Predicting Manufacturing Competencies of the Future
John Hindman, Director of Learning Services, Tooling U-SME on
May 30, 2019
Manufacturers are focused on the digital transformation that has already begun in the industry. In fact, nearly half (47%) plan to invest in digital technology solutions in the next 24 months, according to SME’s Manufacturing in the New Industry 4.0 Era Survey.
Data is at the core of the new technology, which includes assisted devices for automation, robotics, 3D printing, cobots, augmented reality, and more.
Manufacturers are still making things — but a big part of the job now is determining how information and data can help them make better decisions and solve problems related to quality control, operational efficiency, predictive maintenance or overall cost control.
Guess what they need to do that: well-trained, skilled workers.
To ensure that the technology is used to its fullest potential, manufacturers are investing in training programs and using predictive competency models to build the capabilities they require to remain competitive into the future.
Clearly, the skill sets needed today – and to come -- are different than in years past. Today, workers at all levels must be savvy in instrumentation, sensing and actuation, data analytics, computer science, and systems engineering practices, according to Al Sanders, PhD, president and owner of Design-Vantage Technologies LLC in SME’s Smart Manufacturing: Building Talent to Accelerate a Digital Transformation report.
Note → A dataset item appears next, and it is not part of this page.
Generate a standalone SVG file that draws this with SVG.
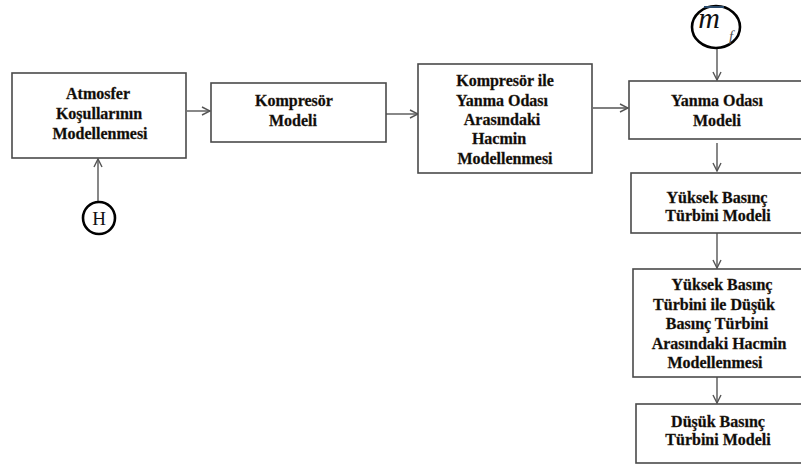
<svg xmlns="http://www.w3.org/2000/svg" width="801" height="465" viewBox="0 0 801 465">
<defs>
<style>
.box{fill:#fff;stroke:#4a4a4a;stroke-width:1.6}
.t{font-family:"Liberation Serif","Times New Roman",serif;font-weight:bold;font-size:16px;fill:#0a0a0a;stroke:#3a2a18;stroke-width:0.3;text-anchor:middle}
.c{stroke:#555;stroke-width:1.4;fill:none}
.circ{fill:#fff;stroke:#000;stroke-width:2.6}
</style>
<marker id="ah" viewBox="0 0 10 10" refX="9" refY="5" markerWidth="10" markerHeight="10" markerUnits="userSpaceOnUse" orient="auto">
<path d="M1,1 L9,5 L1,9" fill="none" stroke="#555" stroke-width="1.4"/>
</marker>
</defs>
<rect width="801" height="465" fill="#fff"/>
<g id="connectors">
<line class="c" x1="187" y1="111" x2="210" y2="111" marker-end="url(#ah)"/>
<line class="c" x1="386" y1="114" x2="418" y2="114" marker-end="url(#ah)"/>
<line class="c" x1="593" y1="108" x2="628" y2="108" marker-end="url(#ah)"/>
<line class="c" x1="98" y1="202" x2="98" y2="159" marker-end="url(#ah)"/>
<line class="c" x1="717" y1="48" x2="717" y2="80" marker-end="url(#ah)"/>
<line class="c" x1="717" y1="143" x2="717" y2="171" marker-end="url(#ah)"/>
<line class="c" x1="717" y1="233" x2="717" y2="268" marker-end="url(#ah)"/>
<line class="c" x1="717" y1="377" x2="717" y2="403" marker-end="url(#ah)"/>
</g>
<g id="atmosfer">
<rect class="box" x="12" y="73" width="174" height="85"/>
<text class="t" x="98" y="99">Atmosfer</text>
<text class="t" x="99" y="119">Koşullarının</text>
<text class="t" x="100" y="139">Modellenmesi</text>
</g>
<g id="kompresor">
<rect class="box" x="211" y="83" width="175" height="59"/>
<text class="t" x="294" y="106">Kompresör</text>
<text class="t" x="293" y="126">Modeli</text>
</g>
<g id="hacim1">
<rect class="box" x="418" y="64" width="174" height="109"/>
<text class="t" x="505" y="86">Kompresör ile</text>
<text class="t" x="502" y="106">Yanma Odası</text>
<text class="t" x="502" y="125">Arasındaki</text>
<text class="t" x="499" y="144">Hacmin</text>
<text class="t" x="505" y="164">Modellenmesi</text>
</g>
<g id="yanma">
<rect class="box" x="629" y="81" width="190" height="58"/>
<text class="t" x="717" y="106">Yanma Odası</text>
<text class="t" x="717" y="126">Modeli</text>
</g>
<g id="ybt">
<rect class="box" x="631" y="173" width="190" height="60"/>
<text class="t" x="717" y="203">Yüksek Basınç</text>
<text class="t" x="718" y="221">Türbini Modeli</text>
</g>
<g id="hacim2">
<rect class="box" x="633" y="269" width="190" height="108"/>
<text class="t" x="722" y="290">Yüksek Basınç</text>
<text class="t" x="714" y="310">Türbini ile Düşük</text>
<text class="t" x="717" y="329">Basınç Türbini</text>
<text class="t" x="719" y="349">Arasındaki Hacmin</text>
<text class="t" x="715" y="368">Modellenmesi</text>
</g>
<g id="dbt">
<rect class="box" x="636" y="404" width="190" height="59"/>
<text class="t" x="718" y="427">Düşük Basınç</text>
<text class="t" x="718" y="445">Türbini Modeli</text>
</g>
<g id="H">
<circle class="circ" cx="99" cy="218" r="16"/>
<text x="99" y="225" font-family="Liberation Serif, serif" font-size="19" text-anchor="middle" fill="#111">H</text>
</g>
<g id="mf">
<ellipse class="circ" cx="716" cy="27" rx="24" ry="21"/>
<line x1="704" y1="7" x2="724" y2="7" stroke="#2a4a6a" stroke-width="2"/>
<text x="709" y="28" font-family="Liberation Serif, serif" font-style="italic" font-size="30" text-anchor="middle" fill="#111">m</text>
<text x="731" y="41" font-family="Liberation Serif, serif" font-style="italic" font-size="15" text-anchor="middle" fill="#555">f</text>
</g>
</svg>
Forward-thinking manufacturers are already starting to map the jobs of the future and build competencies around those.
I covered the basics of competency modeling in my recent blog post, “Are You Doing Competency Modeling Right?” so I’ll just add a reminder here that competency models define desired performance through a specific set of related knowledge, skills, and abilities.
Assessing an individual against these competencies will clearly and precisely identify gaps, define training requirements, and guide development for current and future roles.
That’s why you don’t want to train toward models that are outdated. It will be important to not only know where you are now – but where you expect to be in the next year, two years, and even farther ahead.
It’s about looking at current work and defining competencies for those jobs while also predicting the manufacturing competencies you’ll need in the future.
How do you do that? It starts with gathering together the smartest people in your organization to talk about where you are now and what’s coming. Which equipment do you expect to move to in five years? How will technology evolve? How will your operational needs change?
For instance, maintenance workers may need more skills related to automation. Or, for some jobs, a higher level of troubleshooting and critical thinking may be needed.
Then you take the delta between the two models and develop a plan for your future workforce.
A bonus is that 13 percent of manufacturers say the increased ability to attract younger talent is a powerful benefit of digital technology. And offering training in new advanced technology is a great recruiting tool.
The companies that use competency models to strategically build training and development programs to meet the skills of the future are the ones that will retain their competitive advantage for years to come.
We are here to help.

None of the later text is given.